In your copy, include every line of the listing below exactly but none of the pictures.

——

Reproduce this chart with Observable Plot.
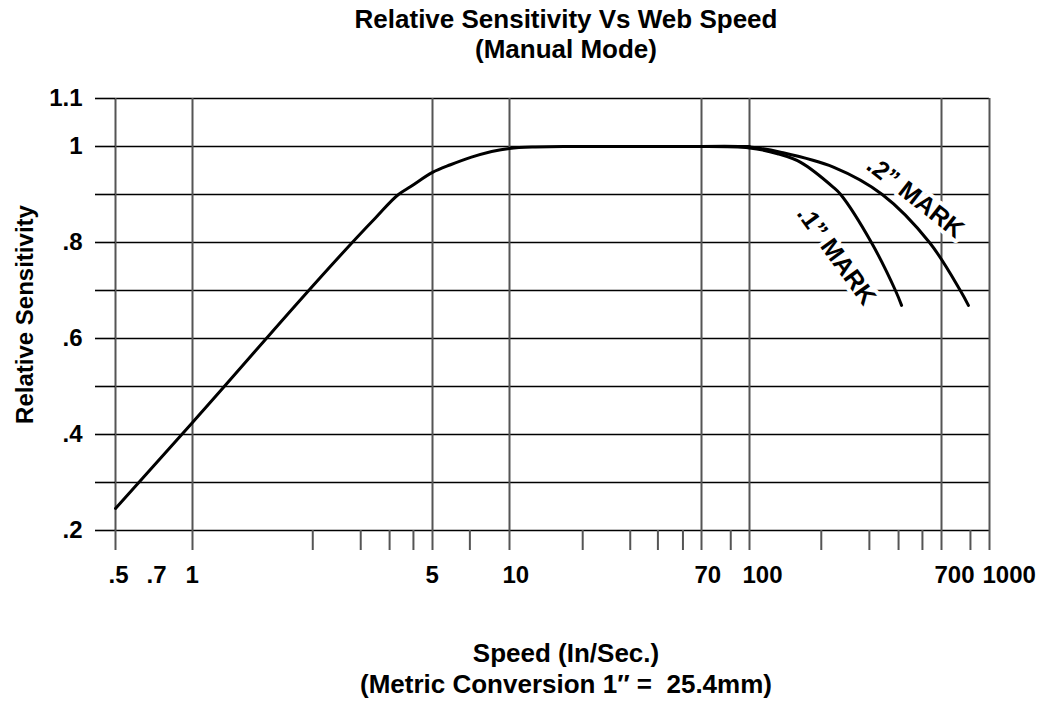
<!DOCTYPE html>
<html><head><meta charset="utf-8">
<script src="https://cdn.jsdelivr.net/npm/d3@7"></script>
<script src="https://cdn.jsdelivr.net/npm/@observablehq/plot@0.6"></script>
<style>
body{margin:0;background:#fff;font-family:"Liberation Sans",Arial,Helvetica,sans-serif;color:#000;width:1046px;overflow:hidden}
.t{box-sizing:border-box;width:1046px;padding-left:86px;text-align:center;font-weight:bold;font-size:26px;line-height:30px}
#title{height:70px;padding-top:4px}
#caption{padding-top:38px;line-height:31px}
</style></head><body>
<div id="title" class="t">Relative Sensitivity Vs Web Speed<br>(Manual Mode)</div>
<div id="chart"></div>
<div id="caption" class="t">Speed (In/Sec.)<br>(Metric Conversion 1″ =&nbsp; 25.4mm)</div>
<script>
// labelled speed ticks (In/Sec.) and the drawn position of each on the original's hand-drawn scale
const tickValues = [0.5, 0.7, 1, 5, 10, 70, 100, 700, 1000];
const tickLabels = [".5", ".7", "1", "5", "10", "70", "100", "700", "1000"];
const tickPixels = [115, 153, 192, 432, 509, 701, 749, 941, 989];
const gridSpeeds = [0.5, 1, 5, 10, 70, 100, 700, 1000];
const minorSpeeds = [2.24, 3.09, 3.75, 4.4, 7, 21, 34, 45, 58, 87, 207, 337, 453, 577, 868];

const sensTicks = [0.2, 0.3, 0.4, 0.5, 0.6, 0.7, 0.8, 0.9, 1.0, 1.1];
const sensLabelValues = [0.2, 0.4, 0.6, 0.8, 1, 1.1];
const sensLabels = [".2", ".4", ".6", ".8", "1", "1.1"];

// main response curve
const mainSpeed = [0.5, 1, 3.41, 3.98, 4.31, 5, 5.88, 7.1, 10, 13, 17.3, 100];
const mainSens  = [0.246, 0.425, 0.851, 0.9, 0.916, 0.946, 0.962, 0.978, 0.996, 0.999, 1.0, 1.0];
// .1" mark branch
const mark1Speed = [70, 100, 133, 168, 234, 252, 344, 439, 467];
const mark1Sens  = [1.0, 0.997, 0.985, 0.967, 0.915, 0.9, 0.8, 0.7, 0.669];
// .2" mark branch
const mark2Speed = [70, 100, 137, 234, 384, 620, 805, 855];
const mark2Sens  = [1.0, 0.999, 0.988, 0.957, 0.9, 0.8, 0.7, 0.669];

const curveLabels = [".2\u201D MARK", ".1\u201D MARK"];
const labelSpeed = [537, 241];
const labelSens = [0.894, 0.773];
const labelAngle = [38, 54];

const toRows = (xs, ys) => xs.map((x, i) => ({x, y: ys[i]}));
const font = `"Liberation Sans", Arial, Helvetica, sans-serif`;

const chart = Plot.plot({
  width: 1046,
  height: 530,
  marginLeft: 115,
  marginRight: 57,
  marginTop: 28,
  marginBottom: 70,
  style: {fontFamily: font, background: "#fff", color: "#000", overflow: "visible"},
  x: {type: "log", domain: tickValues, range: tickPixels},
  y: {domain: [0.2, 1.1]},
  marks: [
    Plot.ruleY(sensTicks, {x1: 0.5, x2: 1000, stroke: "#000", strokeWidth: 1.6}),
    Plot.ruleX(gridSpeeds, {y1: 0.2, y2: 1.1, stroke: "#555", strokeWidth: 2}),
    Plot.axisY(sensTicks, {tickSize: 20, tickFormat: () => "", stroke: "#000", strokeWidth: 1.6, label: null}),
    Plot.axisX(gridSpeeds.concat(minorSpeeds), {tickSize: 20, tickFormat: () => "", stroke: "#555", strokeWidth: 2, label: null}),
    Plot.text(tickValues, {x: d => d, text: (d, i) => tickLabels[i], frameAnchor: "bottom", lineAnchor: "top", textAnchor: "start", dx: -7, dy: 35, fontSize: 24, fontWeight: "bold"}),
    Plot.text(sensLabelValues, {y: d => d, text: (d, i) => sensLabels[i], frameAnchor: "left", textAnchor: "end", dx: -33, fontSize: 24, fontWeight: "bold"}),
    Plot.text(["Relative Sensitivity"], {frameAnchor: "left", textAnchor: "middle", lineAnchor: "middle", dx: -90, rotate: -90, fontSize: 24, fontWeight: "bold"}),
    Plot.line(toRows(mainSpeed, mainSens), {x: "x", y: "y", curve: "monotone-x", stroke: "#000", strokeWidth: 3}),
    Plot.line(toRows(mark1Speed, mark1Sens), {x: "x", y: "y", curve: "catmull-rom", stroke: "#000", strokeWidth: 3}),
    Plot.line(toRows(mark2Speed, mark2Sens), {x: "x", y: "y", curve: "catmull-rom", stroke: "#000", strokeWidth: 3}),
    Plot.text(curveLabels.map((t, i) => ({t, x: labelSpeed[i], y: labelSens[i], a: labelAngle[i]})),
      {x: "x", y: "y", text: "t", rotate: "a", fontSize: 25, fontWeight: "bold", fill: "#000", stroke: "#fff", strokeWidth: 8})
  ]
});
document.getElementById("chart").appendChild(chart);
</script>
</body></html>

——

- _Complete output_:
Reproduce this chart with Observable Plot.
<!DOCTYPE html>
<html><head><meta charset="utf-8">
<script src="https://cdn.jsdelivr.net/npm/d3@7"></script>
<script src="https://cdn.jsdelivr.net/npm/@observablehq/plot@0.6"></script>
<style>
body{margin:0;background:#fff;font-family:"Liberation Sans",Arial,Helvetica,sans-serif;color:#000;width:1046px;overflow:hidden}
.t{box-sizing:border-box;width:1046px;padding-left:86px;text-align:center;font-weight:bold;font-size:26px;line-height:30px}
#title{height:70px;padding-top:4px}
#caption{padding-top:38px;line-height:31px}
</style></head><body>
<div id="title" class="t">Relative Sensitivity Vs Web Speed<br>(Manual Mode)</div>
<div id="chart"></div>
<div id="caption" class="t">Speed (In/Sec.)<br>(Metric Conversion 1″ =&nbsp; 25.4mm)</div>
<script>
// labelled speed ticks (In/Sec.) and the drawn position of each on the original's hand-drawn scale
const tickValues = [0.5, 0.7, 1, 5, 10, 70, 100, 700, 1000];
const tickLabels = [".5", ".7", "1", "5", "10", "70", "100", "700", "1000"];
const tickPixels = [115, 153, 192, 432, 509, 701, 749, 941, 989];
const gridSpeeds = [0.5, 1, 5, 10, 70, 100, 700, 1000];
const minorSpeeds = [2.24, 3.09, 3.75, 4.4, 7, 21, 34, 45, 58, 87, 207, 337, 453, 577, 868];

const sensTicks = [0.2, 0.3, 0.4, 0.5, 0.6, 0.7, 0.8, 0.9, 1.0, 1.1];
const sensLabelValues = [0.2, 0.4, 0.6, 0.8, 1, 1.1];
const sensLabels = [".2", ".4", ".6", ".8", "1", "1.1"];

// main response curve
const mainSpeed = [0.5, 1, 3.41, 3.98, 4.31, 5, 5.88, 7.1, 10, 13, 17.3, 100];
const mainSens  = [0.246, 0.425, 0.851, 0.9, 0.916, 0.946, 0.962, 0.978, 0.996, 0.999, 1.0, 1.0];
// .1" mark branch
const mark1Speed = [70, 100, 133, 168, 234, 252, 344, 439, 467];
const mark1Sens  = [1.0, 0.997, 0.985, 0.967, 0.915, 0.9, 0.8, 0.7, 0.669];
// .2" mark branch
const mark2Speed = [70, 100, 137, 234, 384, 620, 805, 855];
const mark2Sens  = [1.0, 0.999, 0.988, 0.957, 0.9, 0.8, 0.7, 0.669];

const curveLabels = [".2\u201D MARK", ".1\u201D MARK"];
const labelSpeed = [537, 241];
const labelSens = [0.894, 0.773];
const labelAngle = [38, 54];

const toRows = (xs, ys) => xs.map((x, i) => ({x, y: ys[i]}));
const font = `"Liberation Sans", Arial, Helvetica, sans-serif`;

const chart = Plot.plot({
  width: 1046,
  height: 530,
  marginLeft: 115,
  marginRight: 57,
  marginTop: 28,
  marginBottom: 70,
  style: {fontFamily: font, background: "#fff", color: "#000", overflow: "visible"},
  x: {type: "log", domain: tickValues, range: tickPixels},
  y: {domain: [0.2, 1.1]},
  marks: [
    Plot.ruleY(sensTicks, {x1: 0.5, x2: 1000, stroke: "#000", strokeWidth: 1.6}),
    Plot.ruleX(gridSpeeds, {y1: 0.2, y2: 1.1, stroke: "#555", strokeWidth: 2}),
    Plot.axisY(sensTicks, {tickSize: 20, tickFormat: () => "", stroke: "#000", strokeWidth: 1.6, label: null}),
    Plot.axisX(gridSpeeds.concat(minorSpeeds), {tickSize: 20, tickFormat: () => "", stroke: "#555", strokeWidth: 2, label: null}),
    Plot.text(tickValues, {x: d => d, text: (d, i) => tickLabels[i], frameAnchor: "bottom", lineAnchor: "top", textAnchor: "start", dx: -7, dy: 35, fontSize: 24, fontWeight: "bold"}),
    Plot.text(sensLabelValues, {y: d => d, text: (d, i) => sensLabels[i], frameAnchor: "left", textAnchor: "end", dx: -33, fontSize: 24, fontWeight: "bold"}),
    Plot.text(["Relative Sensitivity"], {frameAnchor: "left", textAnchor: "middle", lineAnchor: "middle", dx: -90, rotate: -90, fontSize: 24, fontWeight: "bold"}),
    Plot.line(toRows(mainSpeed, mainSens), {x: "x", y: "y", curve: "monotone-x", stroke: "#000", strokeWidth: 3}),
    Plot.line(toRows(mark1Speed, mark1Sens), {x: "x", y: "y", curve: "catmull-rom", stroke: "#000", strokeWidth: 3}),
    Plot.line(toRows(mark2Speed, mark2Sens), {x: "x", y: "y", curve: "catmull-rom", stroke: "#000", strokeWidth: 3}),
    Plot.text(curveLabels.map((t, i) => ({t, x: labelSpeed[i], y: labelSens[i], a: labelAngle[i]})),
      {x: "x", y: "y", text: "t", rotate: "a", fontSize: 25, fontWeight: "bold", fill: "#000", stroke: "#fff", strokeWidth: 8})
  ]
});
document.getElementById("chart").appendChild(chart);
</script>
</body></html>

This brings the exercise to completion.